Open Source: past perfect?

What motivates people to create open source software? On the one hand, efforts required for it are greater than those couple of days spent by students on solving their toy assignments, on the other hand it is almost impossible to sell, and it is very hard to do “consulting” kind of business around it. So why is it worth efforts?

Keeping in mind those 7% of strange altruistic people, the resting 93% of OSS developers are apparently developing it because of the following reasons:

  • They are being paid for it by companies, who want to compete with closed source companies
  • They want to find a (better) job, so they need both skills and publicity
  • They want to be popular.

Web 2.0 and mobile apps have seriously disturbed the latter two motivations.

Several years ago, if you wanted to be a cool hacker, you created some OSS software worthy to be included in GNU or Apache repositories. Today, if you want to be a cool startuper, you just create a web service or a mobile app.

Open sourcing web services is useless, because their source is often trivial, and whenever it is not, it cannot be reused, except of creating an exact clone.

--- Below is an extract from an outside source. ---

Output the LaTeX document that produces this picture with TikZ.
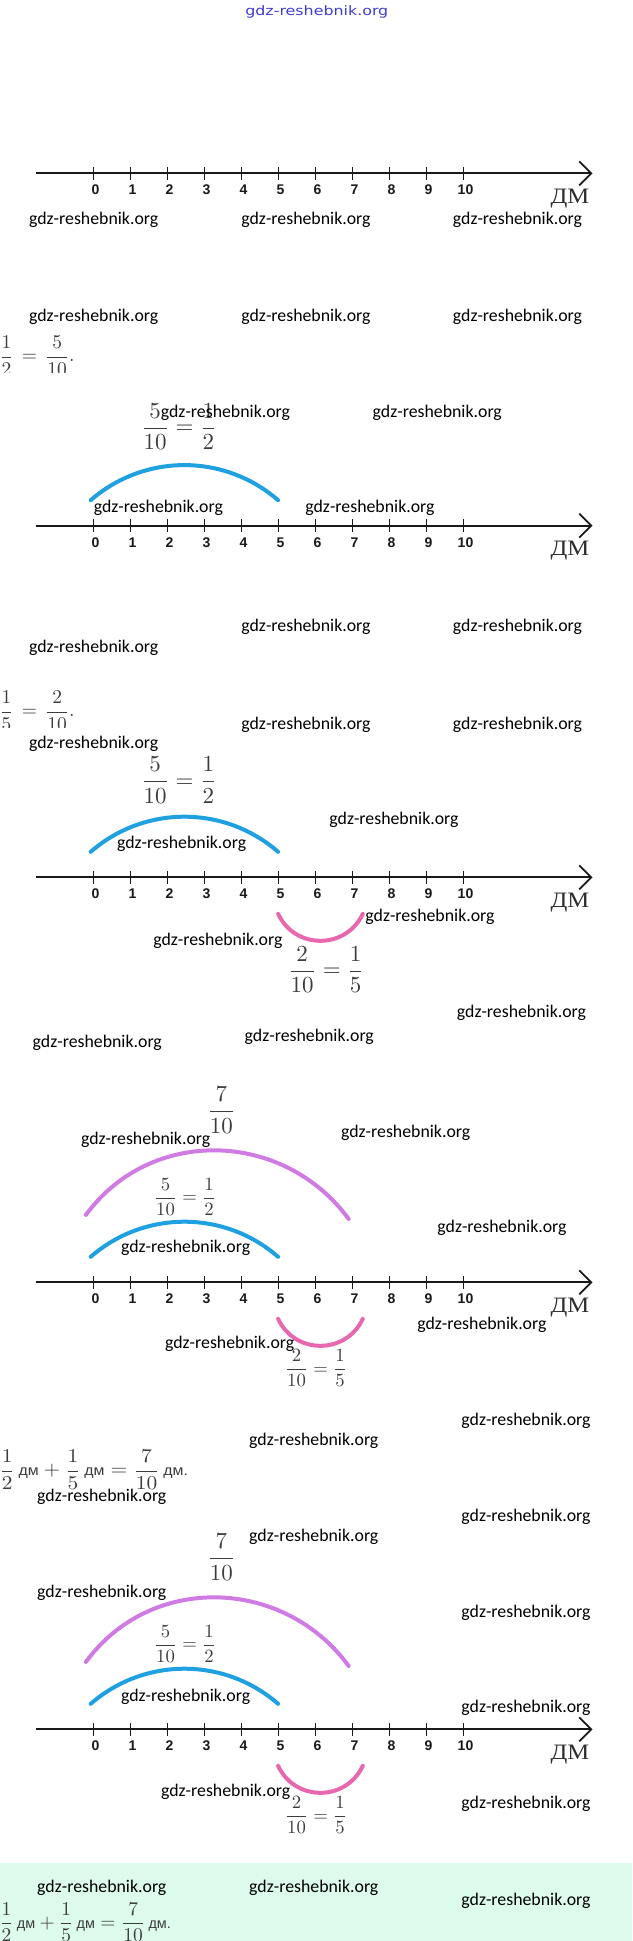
\documentclass[tikz,border=0pt]{standalone}
\usepackage{fontspec}
\usetikzlibrary{arrows.meta}
\newfontfamily\wmfont{Carlito}
\newfontfamily\lsans{Liberation Sans}
\newfontfamily\lserif{Liberation Serif}
\newfontfamily\dvsans{DejaVu Sans}
\definecolor{arcblue}{RGB}{30,160,225}
\definecolor{arcpink}{RGB}{232,104,176}
\definecolor{arcviolet}{RGB}{208,122,228}
\definecolor{eqgray}{RGB}{60,60,60}
\definecolor{mint}{RGB}{221,251,236}
\definecolor{wmblue}{RGB}{60,60,205}
\definecolor{axiscol}{RGB}{25,25,25}
\definecolor{dmcol}{RGB}{45,45,45}
\newcommand{\dmu}{\hbox{\lsans\fontsize{7.4}{9}\selectfont дм}}
\newcommand{\dmp}{\hbox{\lsans\fontsize{7.4}{9}\selectfont дм.}}
\newcommand{\numline}[2]{%
  \coordinate (#2-s) at (36.3,#1);
  \coordinate (#2-e) at (592.5,#1);
  \draw[axisline] (#2-s) -- (#2-e);
  \foreach \i in {0,...,10}{
    \coordinate (#2-t\i) at ({93.5+37*\i},#1);
    \draw[tickmark] ([yshift=-6.5pt]#2-t\i) -- ([yshift=6.5pt]#2-t\i);
    \node[digit] (#2-l\i) at ({95.5+37*\i},{#1+21.5}) {\i};
  }
  \node[dmlabel] (#2-dm) at (570,{#1+25}) {\scalebox{1.12}[1]{ДМ}};
}
\newcommand{\bluearc}[2]{%
  \coordinate (#2a) at (90.7,{#1-25.5});
  \coordinate (#2b) at (278.1,{#1-25.5});
  \draw[arcb] (#2a) .. controls (144.5,{#1-72.3}) and (224.3,{#1-72.3}) .. (#2b);
}
\newcommand{\pinkarc}[2]{%
  \coordinate (#2a) at (278.1,{#1+36.5});
  \coordinate (#2b) at (362.8,{#1+36.5});
  \draw[arcp] (#2a) .. controls (294.9,{#1+72.5}) and (346,{#1+72.5}) .. (#2b);
}
\newcommand{\violetarc}[2]{%
  \coordinate (#2a) at (85.9,{#1-67.4});
  \coordinate (#2b) at (348.7,{#1-63.3});
  \draw[arcv] (#2a) .. controls (150.9,{#1-156.2}) and (283.7,{#1-152.1}) .. (#2b);
}
\newcommand{\bigf}[1]{\scalebox{2.3}{$\displaystyle #1$}}
\newcommand{\smallf}[1]{\scalebox{1.87}{$\displaystyle #1$}}
\newcommand{\eqf}[1]{\scalebox{1.95}{$\displaystyle #1$}}
\begin{document}
\begin{tikzpicture}[x=1pt,y=-1pt,
  wm/.style={font=\wmfont\fontsize{17.8}{20}\selectfont, text=black, inner sep=0pt},
  axisline/.style={line width=1.8pt, draw=axiscol, -{Straight Barb[length=12pt,width=24pt]}},
  tickmark/.style={line width=1.8pt, draw=axiscol},
  digit/.style={font=\lsans\bfseries\fontsize{14}{16}\selectfont, text=axiscol, inner sep=0pt, anchor=base},
  dmlabel/.style={font=\lserif\fontsize{22}{24}\selectfont, text=dmcol, inner sep=0pt},
  arcb/.style={draw=arcblue, line width=4pt, line cap=round},
  arcp/.style={draw=arcpink, line width=4pt, line cap=round},
  arcv/.style={draw=arcviolet, line width=4pt, line cap=round},
  mathlbl/.style={text=eqgray, inner sep=0pt, anchor=base west}]
\useasboundingbox (0,0) rectangle (632,1941);
\fill[white] (0,0) rectangle (632,1941);
\fill[mint] (0,1863.3) rectangle (632,1941);

% top watermark
\node[font=\dvsans\fontsize{13}{15}\selectfont, text=wmblue, inner sep=0pt] (topwm) at (316.8,12) {\scalebox{1.22}[1]{gdz-reshebnik.org}};

% panel 1
\numline{173.3}{A}

% equation 1
\begin{scope}
  \clip (0,330) rectangle (120,372);
  \node[mathlbl] (eq1) at (-1,361.8) {\eqf{\frac{1}{2}\mskip2.5mu=\mskip2.5mu\frac{5}{10}.}};
\end{scope}

% panel 2
\node[mathlbl] (f2a) at (140.6,433.75) {\bigf{\frac{5}{10}=\frac{1}{2}}};
\bluearc{525.7}{B}
\numline{525.7}{B}

% equation 2
\begin{scope}
  \clip (0,680) rectangle (120,727);
  \node[mathlbl] (eq2) at (-1,716.8) {\eqf{\frac{1}{5}\mskip2.5mu=\mskip2.5mu\frac{2}{10}.}};
\end{scope}

% panel 3
\node[mathlbl] (f3a) at (140.6,787.5) {\bigf{\frac{5}{10}=\frac{1}{2}}};
\bluearc{877.3}{C}
\numline{877.3}{C}
\pinkarc{877.3}{C}
\node[mathlbl] (f3b) at (287.75,976.75) {\bigf{\frac{2}{10}=\frac{1}{5}}};

% panel 4
\node[mathlbl] (f4c) at (207,1117.5) {\bigf{\frac{7}{10}}};
\violetarc{1282.3}{Dv}
\node[mathlbl] (f4a) at (153.8,1202.7) {\smallf{\frac{5}{10}=\frac{1}{2}}};
\bluearc{1282.3}{D}
\numline{1282.3}{D}
\pinkarc{1282.3}{D}
\node[mathlbl] (f4b) at (284.8,1374) {\smallf{\frac{2}{10}=\frac{1}{5}}};

% equation 3
\begin{scope}
  \clip (0,1440) rectangle (220,1489);
  \node[mathlbl] (eq3) at (-1,1475.8) {\scalebox{2.145}[1.95]{$\displaystyle\frac{1}{2}\,\dmu+\frac{1}{5}\,\dmu=\frac{7}{10}\,\dmp$}};
\end{scope}

% panel 5
\node[mathlbl] (f5c) at (207,1564.5) {\bigf{\frac{7}{10}}};
\violetarc{1729.3}{Ev}
\node[mathlbl] (f5a) at (153.8,1649.7) {\smallf{\frac{5}{10}=\frac{1}{2}}};
\bluearc{1729.3}{E}
\numline{1729.3}{E}
\pinkarc{1729.3}{E}
\node[mathlbl] (f5b) at (284.8,1821) {\smallf{\frac{2}{10}=\frac{1}{5}}};

% final equation
\node[mathlbl] (eq4) at (-1,1928.5) {\eqf{\frac{1}{2}\,\dmu+\frac{1}{5}\,\dmu=\frac{7}{10}\,\dmp}};

% watermarks
\foreach \n/\x/\y in {
  w1/93.7/220, w2/306/220, w3/517.5/220,
  w4/93.7/316.7, w5/306/316.7, w6/517.5/316.7,
  w7/225.5/412.7, w8/437.3/412.7,
  w9/158.4/508, w10/370/508,
  w11/306/627, w12/517.5/627,
  w13/93.7/648.3,
  w14/306/725, w15/517.5/725,
  w16/93.7/744,
  w17/394/820, w18/181.6/844,
  w19/430/916.7, w20/217.9/940.7,
  w21/521.5/1013, w22/309.3/1036.7, w23/97.3/1043,
  w24/145.7/1140, w25/405.7/1132.7,
  w26/502/1228, w27/185.6/1248,
  w28/481.9/1325, w29/229.7/1344,
  w30/526/1420.7, w31/313.8/1440.7,
  w32/101.8/1496.7, w33/526/1516.7, w34/313.8/1536.7,
  w35/101.8/1592.7, w36/526/1612.7,
  w37/185.6/1696.7, w38/526/1708.3,
  w39/225.7/1792.3, w40/526/1804.3,
  w41/101.8/1888.3, w42/313.8/1888.3, w43/526/1900.7}
  \node[wm] (\n) at (\x,\y) {gdz-reshebnik.org};
\end{tikzpicture}
\end{document}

And web service clones are not interesting, because the original service would usually soak up all possible user base, and without users, Web 2.0 apps are pathetic.

In this respect, uselessness of web services source code is quite similar to the source code of Adobe Flash Player or Microsoft Silverlight. Because it doesn’t matter what you can do with these sources, what matters is which version is installed on the most PCs out there.

With the mobile apps it is even more interesting. Apple’s license agreement is explicitly not compatible with GPL, and Free Software Foundation is understandable scolding them for that. Besides, source code of most mobile apps should be quite trivial, because the most of their added value lies in their interaction design / UX; and in the connected web services.

So, if you want to get better job or get popular, you can just create a web service (and a couple of mobile apps for it). And as a nice side-effect of NOT open-sourcing them, you can even earn some money (from the App Store or by selling the app/service to somebody big).

So what is the future of Open Source? Are we evidencing its peak today? Can it be saved? And… do we want to save it?